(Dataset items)
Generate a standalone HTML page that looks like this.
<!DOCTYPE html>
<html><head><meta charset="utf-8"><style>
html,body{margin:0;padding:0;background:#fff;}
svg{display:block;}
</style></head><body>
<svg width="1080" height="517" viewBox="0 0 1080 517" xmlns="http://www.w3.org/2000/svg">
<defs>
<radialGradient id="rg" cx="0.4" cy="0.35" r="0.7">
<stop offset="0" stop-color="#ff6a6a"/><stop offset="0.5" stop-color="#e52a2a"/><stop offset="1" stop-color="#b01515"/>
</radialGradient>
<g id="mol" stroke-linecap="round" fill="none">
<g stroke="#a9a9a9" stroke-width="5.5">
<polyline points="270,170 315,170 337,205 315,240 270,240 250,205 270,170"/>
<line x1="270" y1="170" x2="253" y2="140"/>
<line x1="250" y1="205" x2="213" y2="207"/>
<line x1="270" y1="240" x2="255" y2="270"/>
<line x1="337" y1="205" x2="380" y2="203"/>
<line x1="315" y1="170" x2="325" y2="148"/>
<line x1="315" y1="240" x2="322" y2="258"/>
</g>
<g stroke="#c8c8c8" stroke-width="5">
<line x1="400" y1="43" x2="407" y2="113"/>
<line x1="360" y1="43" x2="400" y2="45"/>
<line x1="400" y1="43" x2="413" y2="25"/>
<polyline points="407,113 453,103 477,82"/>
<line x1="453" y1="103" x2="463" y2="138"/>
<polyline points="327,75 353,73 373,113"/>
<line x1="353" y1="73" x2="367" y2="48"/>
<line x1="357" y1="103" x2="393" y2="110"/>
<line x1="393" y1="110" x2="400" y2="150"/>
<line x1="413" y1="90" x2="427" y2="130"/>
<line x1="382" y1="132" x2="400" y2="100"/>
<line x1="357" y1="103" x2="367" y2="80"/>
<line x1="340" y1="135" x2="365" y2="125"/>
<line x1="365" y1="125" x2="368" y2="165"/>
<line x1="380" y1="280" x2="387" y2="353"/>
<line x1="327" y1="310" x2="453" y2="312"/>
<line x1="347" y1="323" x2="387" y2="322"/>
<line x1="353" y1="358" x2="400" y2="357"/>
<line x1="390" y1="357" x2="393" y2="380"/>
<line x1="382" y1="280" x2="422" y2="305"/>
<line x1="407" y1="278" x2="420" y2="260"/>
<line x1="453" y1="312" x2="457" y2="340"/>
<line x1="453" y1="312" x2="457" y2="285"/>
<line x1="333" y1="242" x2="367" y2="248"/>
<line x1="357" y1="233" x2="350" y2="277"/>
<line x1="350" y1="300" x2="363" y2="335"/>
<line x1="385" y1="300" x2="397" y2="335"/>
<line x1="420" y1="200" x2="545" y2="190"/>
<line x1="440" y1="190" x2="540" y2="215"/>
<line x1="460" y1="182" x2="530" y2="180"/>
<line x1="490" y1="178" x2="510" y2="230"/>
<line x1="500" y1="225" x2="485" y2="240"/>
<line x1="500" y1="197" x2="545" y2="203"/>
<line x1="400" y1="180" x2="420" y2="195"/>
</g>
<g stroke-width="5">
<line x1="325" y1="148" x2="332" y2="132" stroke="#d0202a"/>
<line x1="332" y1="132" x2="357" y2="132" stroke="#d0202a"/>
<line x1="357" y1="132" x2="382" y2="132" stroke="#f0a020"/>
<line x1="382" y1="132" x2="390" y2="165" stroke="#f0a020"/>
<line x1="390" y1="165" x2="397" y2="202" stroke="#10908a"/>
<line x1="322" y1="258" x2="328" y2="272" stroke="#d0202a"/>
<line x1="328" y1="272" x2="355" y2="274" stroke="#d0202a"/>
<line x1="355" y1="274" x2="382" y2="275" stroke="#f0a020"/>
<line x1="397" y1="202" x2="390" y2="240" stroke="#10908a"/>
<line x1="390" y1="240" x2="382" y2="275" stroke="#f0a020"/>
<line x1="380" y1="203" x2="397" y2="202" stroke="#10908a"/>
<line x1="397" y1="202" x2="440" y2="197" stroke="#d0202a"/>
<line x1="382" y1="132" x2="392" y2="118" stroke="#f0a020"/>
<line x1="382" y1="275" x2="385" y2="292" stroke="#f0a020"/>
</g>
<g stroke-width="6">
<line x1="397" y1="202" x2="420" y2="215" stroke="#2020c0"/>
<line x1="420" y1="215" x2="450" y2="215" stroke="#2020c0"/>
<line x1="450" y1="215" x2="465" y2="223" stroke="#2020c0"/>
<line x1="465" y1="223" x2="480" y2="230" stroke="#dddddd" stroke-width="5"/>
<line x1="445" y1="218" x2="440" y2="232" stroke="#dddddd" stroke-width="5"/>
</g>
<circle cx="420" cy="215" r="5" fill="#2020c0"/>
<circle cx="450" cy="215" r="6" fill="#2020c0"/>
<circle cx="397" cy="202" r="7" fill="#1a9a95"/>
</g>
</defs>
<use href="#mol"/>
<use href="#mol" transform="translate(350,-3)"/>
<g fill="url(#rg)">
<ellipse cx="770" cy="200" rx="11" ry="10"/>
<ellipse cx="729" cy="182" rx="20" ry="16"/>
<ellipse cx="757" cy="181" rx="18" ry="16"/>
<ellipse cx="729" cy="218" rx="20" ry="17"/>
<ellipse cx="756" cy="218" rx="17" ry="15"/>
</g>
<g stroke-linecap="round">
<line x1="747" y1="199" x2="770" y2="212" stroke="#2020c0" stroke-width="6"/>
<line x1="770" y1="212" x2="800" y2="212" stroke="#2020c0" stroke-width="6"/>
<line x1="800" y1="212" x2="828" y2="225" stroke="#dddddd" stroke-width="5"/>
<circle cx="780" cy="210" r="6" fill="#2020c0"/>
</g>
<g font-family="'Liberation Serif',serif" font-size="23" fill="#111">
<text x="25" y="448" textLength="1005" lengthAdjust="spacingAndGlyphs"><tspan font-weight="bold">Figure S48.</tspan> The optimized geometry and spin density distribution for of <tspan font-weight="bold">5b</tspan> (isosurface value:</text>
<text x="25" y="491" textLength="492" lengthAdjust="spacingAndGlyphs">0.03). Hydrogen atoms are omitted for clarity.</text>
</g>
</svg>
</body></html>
* * *
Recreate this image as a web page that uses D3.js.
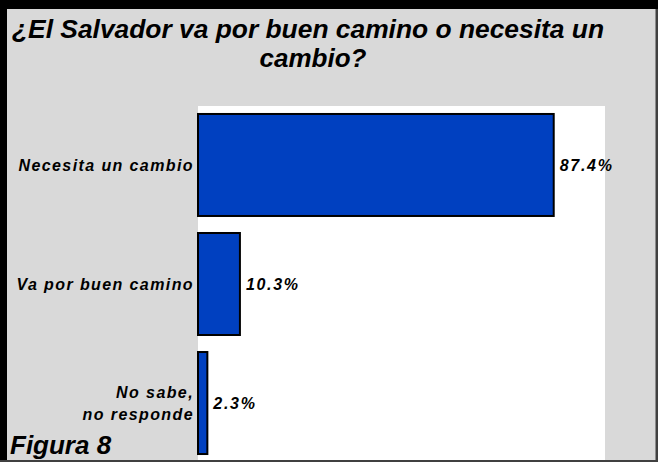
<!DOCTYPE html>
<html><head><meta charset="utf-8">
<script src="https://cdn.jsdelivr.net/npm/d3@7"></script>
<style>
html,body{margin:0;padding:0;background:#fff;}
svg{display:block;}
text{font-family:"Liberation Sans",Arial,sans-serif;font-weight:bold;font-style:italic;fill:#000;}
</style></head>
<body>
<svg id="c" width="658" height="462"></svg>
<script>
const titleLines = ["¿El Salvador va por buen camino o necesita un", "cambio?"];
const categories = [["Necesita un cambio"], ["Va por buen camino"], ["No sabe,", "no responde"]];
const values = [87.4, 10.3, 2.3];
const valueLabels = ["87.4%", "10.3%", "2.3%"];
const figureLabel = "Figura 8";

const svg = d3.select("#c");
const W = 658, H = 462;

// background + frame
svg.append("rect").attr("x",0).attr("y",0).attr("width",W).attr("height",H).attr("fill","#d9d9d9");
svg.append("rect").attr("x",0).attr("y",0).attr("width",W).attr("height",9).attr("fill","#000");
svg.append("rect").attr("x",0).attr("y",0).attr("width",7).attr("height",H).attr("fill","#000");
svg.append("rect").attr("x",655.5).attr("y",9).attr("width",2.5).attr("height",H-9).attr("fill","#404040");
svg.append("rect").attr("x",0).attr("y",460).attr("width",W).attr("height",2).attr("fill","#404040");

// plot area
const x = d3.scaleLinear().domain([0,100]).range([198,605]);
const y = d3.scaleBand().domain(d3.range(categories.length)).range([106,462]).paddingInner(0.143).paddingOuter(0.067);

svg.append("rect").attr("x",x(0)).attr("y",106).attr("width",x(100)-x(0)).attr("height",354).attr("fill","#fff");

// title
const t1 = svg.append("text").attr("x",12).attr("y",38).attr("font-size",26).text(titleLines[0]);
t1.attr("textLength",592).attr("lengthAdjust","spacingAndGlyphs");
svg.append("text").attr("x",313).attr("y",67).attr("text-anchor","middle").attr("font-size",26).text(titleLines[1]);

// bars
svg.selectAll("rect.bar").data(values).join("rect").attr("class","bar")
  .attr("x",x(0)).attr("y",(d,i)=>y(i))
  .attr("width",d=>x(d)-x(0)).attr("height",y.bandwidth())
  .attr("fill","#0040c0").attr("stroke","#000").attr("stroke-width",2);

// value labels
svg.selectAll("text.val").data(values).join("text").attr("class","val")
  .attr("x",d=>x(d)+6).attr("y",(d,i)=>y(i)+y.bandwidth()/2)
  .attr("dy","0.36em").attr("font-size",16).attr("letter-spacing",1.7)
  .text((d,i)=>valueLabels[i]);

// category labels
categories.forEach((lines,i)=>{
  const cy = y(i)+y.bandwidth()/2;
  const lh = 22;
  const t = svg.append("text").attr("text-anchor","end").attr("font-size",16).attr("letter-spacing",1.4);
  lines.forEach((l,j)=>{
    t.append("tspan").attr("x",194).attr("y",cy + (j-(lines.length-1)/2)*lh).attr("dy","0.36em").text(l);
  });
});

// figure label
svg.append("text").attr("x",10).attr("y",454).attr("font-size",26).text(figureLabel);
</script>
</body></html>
* * *
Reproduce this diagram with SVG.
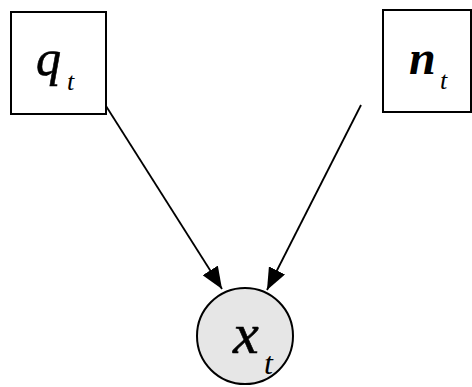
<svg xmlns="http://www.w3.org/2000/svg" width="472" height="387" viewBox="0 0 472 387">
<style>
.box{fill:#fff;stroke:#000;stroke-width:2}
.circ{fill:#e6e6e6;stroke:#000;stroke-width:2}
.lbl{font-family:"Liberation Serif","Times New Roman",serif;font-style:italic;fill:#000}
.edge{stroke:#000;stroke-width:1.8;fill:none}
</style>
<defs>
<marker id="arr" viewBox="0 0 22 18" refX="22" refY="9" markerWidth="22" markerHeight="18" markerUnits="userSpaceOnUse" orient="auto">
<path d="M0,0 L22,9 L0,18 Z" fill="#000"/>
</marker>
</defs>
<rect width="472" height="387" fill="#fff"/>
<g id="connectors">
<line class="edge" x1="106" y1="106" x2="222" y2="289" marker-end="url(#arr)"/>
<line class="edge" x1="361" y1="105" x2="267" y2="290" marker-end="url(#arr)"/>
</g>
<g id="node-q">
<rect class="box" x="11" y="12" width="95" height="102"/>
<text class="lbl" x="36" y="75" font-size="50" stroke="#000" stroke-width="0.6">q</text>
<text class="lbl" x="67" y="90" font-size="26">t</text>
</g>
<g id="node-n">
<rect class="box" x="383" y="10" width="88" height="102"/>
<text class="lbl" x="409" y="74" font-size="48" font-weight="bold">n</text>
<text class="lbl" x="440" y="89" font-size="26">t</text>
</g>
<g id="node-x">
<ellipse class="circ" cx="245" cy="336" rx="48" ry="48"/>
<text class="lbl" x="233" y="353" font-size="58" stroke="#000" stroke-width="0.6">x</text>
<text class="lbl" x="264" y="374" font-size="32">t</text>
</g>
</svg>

Stated exercise:
Reproduce the lines above starting at the one with "Recreate this image" and ending at the one with "const W = 658, H = 462;", both included, exactly and with no pictures.

The solution:
Recreate this image as a web page that uses D3.js.
<!DOCTYPE html>
<html><head><meta charset="utf-8">
<script src="https://cdn.jsdelivr.net/npm/d3@7"></script>
<style>
html,body{margin:0;padding:0;background:#fff;}
svg{display:block;}
text{font-family:"Liberation Sans",Arial,sans-serif;font-weight:bold;font-style:italic;fill:#000;}
</style></head>
<body>
<svg id="c" width="658" height="462"></svg>
<script>
const titleLines = ["¿El Salvador va por buen camino o necesita un", "cambio?"];
const categories = [["Necesita un cambio"], ["Va por buen camino"], ["No sabe,", "no responde"]];
const values = [87.4, 10.3, 2.3];
const valueLabels = ["87.4%", "10.3%", "2.3%"];
const figureLabel = "Figura 8";

const svg = d3.select("#c");
const W = 658, H = 462;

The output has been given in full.